Les investissements dans les énergies renouvelables ont atteint 215 milliards de dollars aux États-Unis en 2021, selon l'Agence internationale de l'énergie, à la traîne de la Chine et de l'Europe. Les investisseurs, les développeurs de projets, les banquiers et les avocats ont déclaré que la loi sur la réduction de l'inflation entraînera un changement radical de la demande de la part d'un large éventail d'investisseurs.

NOS TACTIQUES ONT CHANGÉ

Shawn Kravetz, président d'Esplanade Capital, qui gère un fonds spéculatif axé sur l'énergie solaire, a déclaré que son entreprise s'est principalement concentrée cette année sur le boom des énergies renouvelables en Europe. Les développeurs américains ont dû faire face à des perturbations de la chaîne d'approvisionnement liées à une pandémie, à des menaces de droits d'importation et à des inquiétudes quant aux liens avec le travail forcé en Chine. La législation, avec sa décennie de stabilité politique, est en train de changer cette approche.

"Nos tactiques ont changé parce que nous voyons plus d'opportunités aux États-Unis", a déclaré M. Kravetz. "L'ampleur et la portée de l'opportunité ont tout simplement augmenté".

Le principal groupe commercial des services publics américains a déclaré que le projet de loi contribuerait à accélérer les plans de nombreux membres visant à éliminer les émissions de carbone de leurs systèmes d'ici 2050, car il crée des subventions pour des technologies autres que l'éolien et le solaire, dont l'approvisionnement est intermittent.

"L'expansion de ces crédits nous donne vraiment plus d'outils que nous pouvons utiliser, non seulement pour exécuter le plan, mais nous pensons que nous serons en mesure de l'accélérer", a déclaré Warner Baxter, président de l'Edison Electric Institute, dans une interview.

Par exemple, Edward Lees, co-responsable du groupe des stratégies environnementales chez BNP Paribas Asset Management, a déclaré qu'il s'attendait à ce que l'hydrogène soit "beaucoup plus attrayant", avec un crédit d'impôt pouvant atteindre 3 dollars par kilogramme.

M. Lees a déclaré qu'il avait augmenté ses positions sur l'hydrogène et le solaire avant le vote, pariant sur l'adoption du projet de loi.

Jusqu'à présent, la plupart des projets d'énergie renouvelable ont été financés par des investisseurs qui prennent une participation dans les projets en échange des avantages fiscaux associés, ce que l'on appelle le financement par capitaux propres.

À l'avenir, les développeurs pourront vendre certains crédits sans entrer dans ces "partenariats encombrants et à haute friction", a déclaré Ted Brandt, directeur général de la banque d'investissement Marathon Capital. "Cela ouvre le marché et contribuera grandement à atténuer les déséquilibres entre l'offre et la demande que nous connaissons depuis des années", a-t-il déclaré.

Certains investisseurs ont hésité à soutenir des projets en raison des rendements incertains, alors même que les effets du changement climatique sont de plus en plus apparents, des inondations dans le Kentucky aux incendies de forêt en Californie.
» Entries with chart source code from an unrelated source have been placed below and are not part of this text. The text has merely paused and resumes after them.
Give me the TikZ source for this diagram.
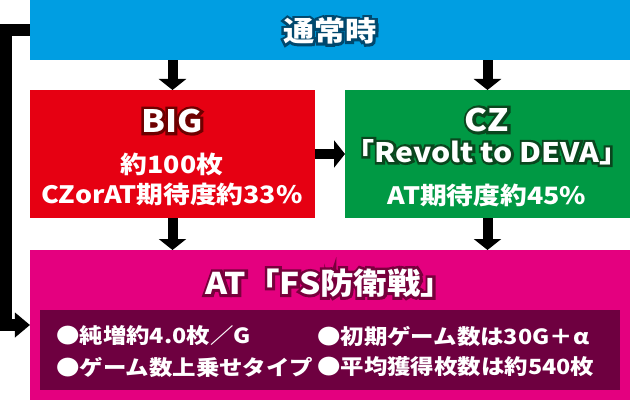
\documentclass[tikz,border=0pt]{standalone}
\usepackage{fontspec}
\IfFontExistsTF{Noto Sans CJK JP Black}
  {\setmainfont{Noto Sans CJK JP}[BoldFont={Noto Sans CJK JP Black}, FakeStretch=1.12]}
  {\setmainfont{Noto Sans CJK JP}[FakeStretch=1.12]}
\usetikzlibrary{positioning,arrows.meta}

\definecolor{normalblue}{RGB}{0,158,226}
\definecolor{normalline}{RGB}{0,72,110}
\definecolor{bigred}{RGB}{230,0,18}
\definecolor{bigline}{RGB}{110,0,0}
\definecolor{czgreen}{RGB}{0,153,68}
\definecolor{czline}{RGB}{10,70,30}
\definecolor{atpink}{RGB}{228,0,127}
\definecolor{atline}{RGB}{120,0,60}
\definecolor{atdark}{RGB}{110,0,64}

% white text on a dark rim
\newcommand{\rimtext}[2]{\leavevmode\rlap{\textcolor{#1}{\addfontfeature{FakeBold=18}#2}}#2}

\begin{document}
\begin{tikzpicture}[
    x=1bp, y=1bp,
    box/.style={rectangle, inner sep=0pt, outer sep=0pt},
    title/.style={text=white, inner sep=0pt, font=\bfseries\fontsize{28}{30}\selectfont},
    info/.style={text=white, inner sep=0pt, font=\bfseries\fontsize{24}{26}\selectfont},
    bullet/.style={text=white, inner sep=0pt, anchor=west, font=\bfseries\fontsize{21}{23}\selectfont},
    arrow/.style={-{Triangle[width=27bp,length=11bp]}, line width=10bp},
    sidearrow/.style={-{Triangle[width=24bp,length=15bp]}, line width=12bp, line join=miter}
]
\useasboundingbox (0,0) rectangle (630,400);

% Boxes
\node[box, fill=normalblue, minimum width=600bp, minimum height=60bp] (normal) at (330,370) {};
\node[box, fill=bigred, minimum width=285bp, minimum height=128bp] (big) at (172.5,246) {};
\node[box, fill=czgreen, minimum width=285bp, minimum height=128bp] (cz) at (487.5,246) {};
\node[box, fill=atpink, minimum width=600bp, minimum height=150bp] (at) at (330,75) {};
\node[box, fill=atdark, minimum width=580bp, minimum height=80bp] (spec) at (330,50) {};

% Texts
\node[title] (normalT) at (330,369) {\rimtext{normalline}{通常時}};
\node[title, font=\bfseries\fontsize{31}{32}\selectfont] (bigT) at (172,279) {\rimtext{bigline}{BIG}};
\node[info] (bigA) at (172,236) {約100枚};
\node[info] (bigB) at (172,206) {CZorAT期待度約33\%};
\node[title, font=\bfseries\fontsize{31}{32}\selectfont] (czT) at (487,280) {\rimtext{czline}{CZ}};
\node[title, font=\bfseries\fontsize{27}{30}\selectfont] (czN) at (487,248) {\rimtext{czline}{「Revolt to DEVA」}};
\node[info] (czA) at (487,205) {AT期待度約45\%};
\node[title, font=\bfseries\fontsize{30}{32}\selectfont] (atT) at (330,117) {\rimtext{atline}{AT「FS防衛戦」}};
\node[bullet] (specA) at (56,64) {●純増約4.0枚／G};
\node[bullet] (specB) at (317,64) {●初期ゲーム数は30G＋α};
\node[bullet] (specC) at (56,33) {●ゲーム数上乗せタイプ};
\node[bullet] (specD) at (317,33) {●平均獲得枚数は約540枚};

% Arrows
\draw[arrow] (normal.south -| big.north) -- (big.north);
\draw[arrow] (normal.south -| cz.north) -- (cz.north);
\draw[arrow] (big.east) -- (cz.west);
\draw[arrow] (big.south) -- (big.south |- at.north);
\draw[arrow] (cz.south) -- (cz.south |- at.north);

% Back to AT
\coordinate (bend) at (6,370);
\draw[sidearrow] (normal.west) -- (bend) |- (at.west);

\end{tikzpicture}
\end{document}
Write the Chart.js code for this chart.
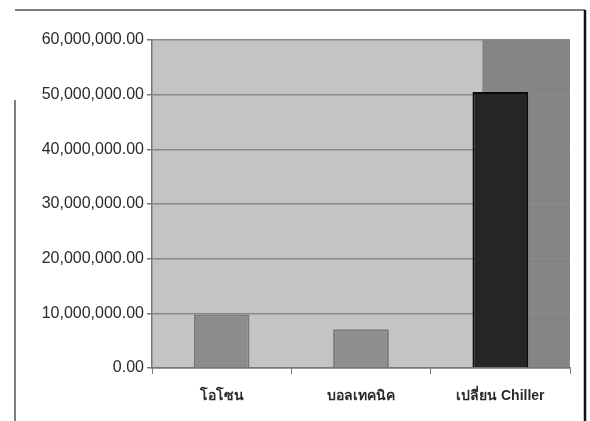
<!DOCTYPE html>
<html>
<head>
<meta charset="utf-8">
<script src="https://cdn.jsdelivr.net/npm/chart.js@4"></script>
<style>
    html, body { margin: 0; padding: 0; background: #fff; }
    #wrap { width: 590px; height: 421px; position: relative; }
</style>
</head>
<body>
<div id="wrap"><canvas id="chart" width="590" height="421"></canvas></div>
<script>
(function () {
    const categories = ['โอโซน', 'บอลเทคนิค', 'เปลี่ยน Chiller']
    const values = [9800000, 7100000, 50500000]
    const barColors = ['#8c8c8c', '#8e8e8e', '#252525']
    const barBorders = ['#7a7a7a', '#7a7a7a', '#0a0a0a']

    const fmt = new Intl.NumberFormat('en-US', { minimumFractionDigits: 2, maximumFractionDigits: 2 })

    // scanned-page look: plot background, darker band behind last bar, outer frame
    const backdrop = {
        id: 'backdrop',
        beforeDraw(chart) {
            const { ctx, chartArea: a, scales } = chart
            ctx.save()
            ctx.fillStyle = '#c4c4c4'
            ctx.fillRect(a.left, a.top, a.right - a.left, a.bottom - a.top)
            const bandStart = scales.x.getPixelForValue(2) - 18
            ctx.fillStyle = '#858585'
            ctx.fillRect(bandStart, a.top, a.right - bandStart, a.bottom - a.top)
            ctx.restore()
        },
        afterDraw(chart) {
            const ctx = chart.ctx
            ctx.save()
            ctx.strokeStyle = '#555'
            ctx.lineWidth = 1.5
            ctx.beginPath()
            ctx.moveTo(15, 100); ctx.lineTo(15, 421)
            ctx.moveTo(15, 10); ctx.lineTo(585, 10)
            ctx.stroke()
            ctx.strokeStyle = '#111'
            ctx.lineWidth = 2.5
            ctx.beginPath()
            ctx.moveTo(585, 10); ctx.lineTo(585, 421)
            ctx.stroke()
            ctx.restore()
        }
    }

    const data = {
        labels: categories,
        datasets: [{
            data: values,
            backgroundColor: barColors,
            borderColor: barBorders,
            borderWidth: 2,
            categoryPercentage: 0.4,
            barPercentage: 1.0
        }]
    }

    const config = {
        type: 'bar',
        data: data,
        plugins: [backdrop],
        options: {
            responsive: false,
            animation: false,
            layout: { padding: { left: 18, top: 40, right: 20, bottom: 0 } },
            plugins: {
                legend: { display: false },
                tooltip: { enabled: false }
            },
            scales: {
                y: {
                    min: 0,
                    max: 60000000,
                    ticks: {
                        stepSize: 10000000,
                        color: '#2a2a2a',
                        font: { family: 'Liberation Sans, Arial', size: 16 },
                        padding: 3,
                        callback: v => fmt.format(v)
                    },
                    grid: { color: '#8a8a8a', lineWidth: 1.5, tickLength: 5, tickColor: '#777' },
                    border: { color: '#777', width: 1.5 },
                    afterFit(scale) { scale.width = 134 }
                },
                x: {
                    ticks: {
                        color: '#2a2a2a',
                        font: { family: 'Liberation Sans, Arial', size: 14, weight: 'bold' },
                        padding: 14
                    },
                    grid: { drawOnChartArea: false, tickLength: 6, color: '#777', offset: true },
                    border: { color: '#777', width: 1.5 },
                    afterFit(scale) { scale.height = 53 }
                }
            }
        }
    }

    new Chart(document.getElementById('chart'), config)
})()
</script>
</body>
</html>
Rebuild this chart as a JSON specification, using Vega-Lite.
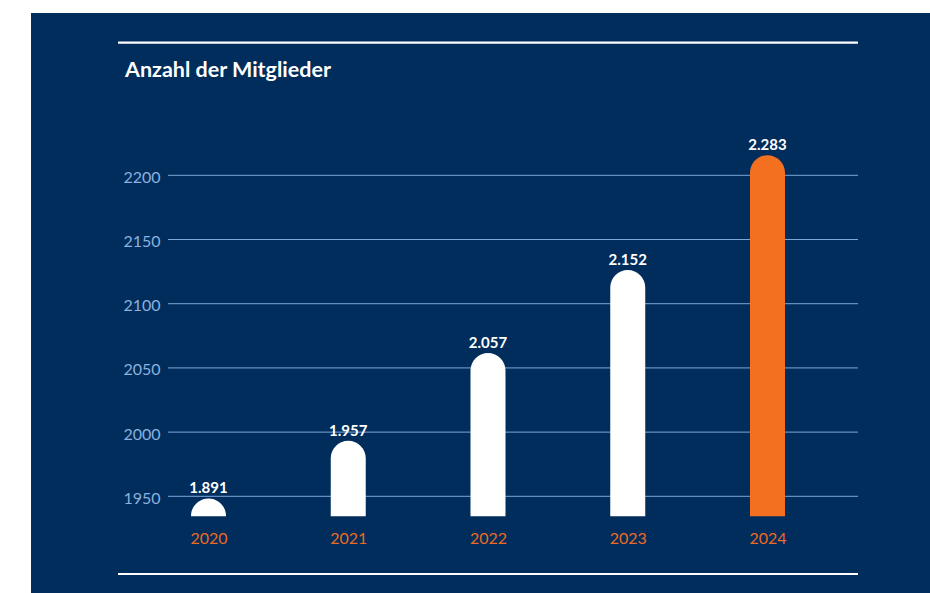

Des allégements fiscaux à plus long terme "ouvriraient les vannes" pour davantage de financement, a déclaré Tom Buttgenbach, directeur général du développeur solaire américain 8minute Solar Energy.

"Avant ce projet de loi, nous envisagions des prolongations d'un ou deux ans du crédit d'impôt tout en essayant de financer des projets dont la construction prend trois à cinq ans. Pour la première fois, cela donne à l'industrie et aux investisseurs une certitude sur ce à quoi ressemblera l'environnement de financement jusqu'en 2034."